Amor a orillas del río
Morel Imoff estaba caminando en la terraza de su edificio, paresia un zombi. Llegó al borde de la cornisa, subió sus brazos al cielo y se dejó caer.
Cuando tenía 17 años cursaba el primer año. Una mañana, mientras la maestra daba la clase, entró una mujer bonita, con un hermoso cuerpo, y se sentó
detrás de su banco. Sintió su perfume y un temblor recorrió sus venas.
En el patio de la escuela, ella se sentaba debajo de un ombú. Un día él se acercó y le preguntó si podía sentarse con ella. La joven dijo que no.
Insistió tanto que finalmente aceptó, pero no pudieron hablar porque sonó la campana y ella se levantó muerta de risa, se fue corriendo; mientras él la perseguía y le decía:-“¡Me llamo Morel, queres salir conmigo”! Entre risas, miradas y corridas ella gritó su nombre “¡Julia! Y moviendo la cabeza dijo que si”

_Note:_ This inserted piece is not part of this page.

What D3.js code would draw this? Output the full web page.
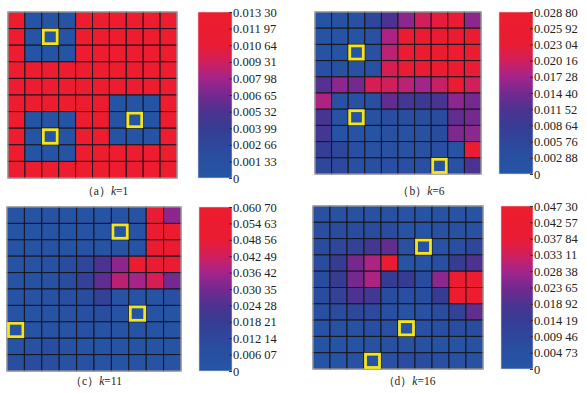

Empezaron a salir juntos por la vida. Julia vivía en una casa humilde, en la orilla del río y éste fue testigo de ese amor: caminaban al atardecer, navegaban entre islas y se dormían con el arrullo del río.
Se casaron, vivieron muchos años y si bien no tuvieron hijos, viajaron por Europa, por América de Norte; escalaron el Aconcagua y convivieron con comunidades mapuches. Una vida llena de aventuras.
Julia tenia 50 años cuando los médicos le descubrieron un cáncer, que le dejaba pocos meses de vida.
Médicos. Análisis. Quimioterapia. Dolores. Morfina.
Una mañana de agosto, con un sol tenue, Julia se fue al país del nunca más.
Morel estaba mal, no quería hacer nada, sentía un dolor denso en el pecho. No soportaba vivir con tanto vació y un atardecer se fue como un ave con la ilusión de encontrase con Julia.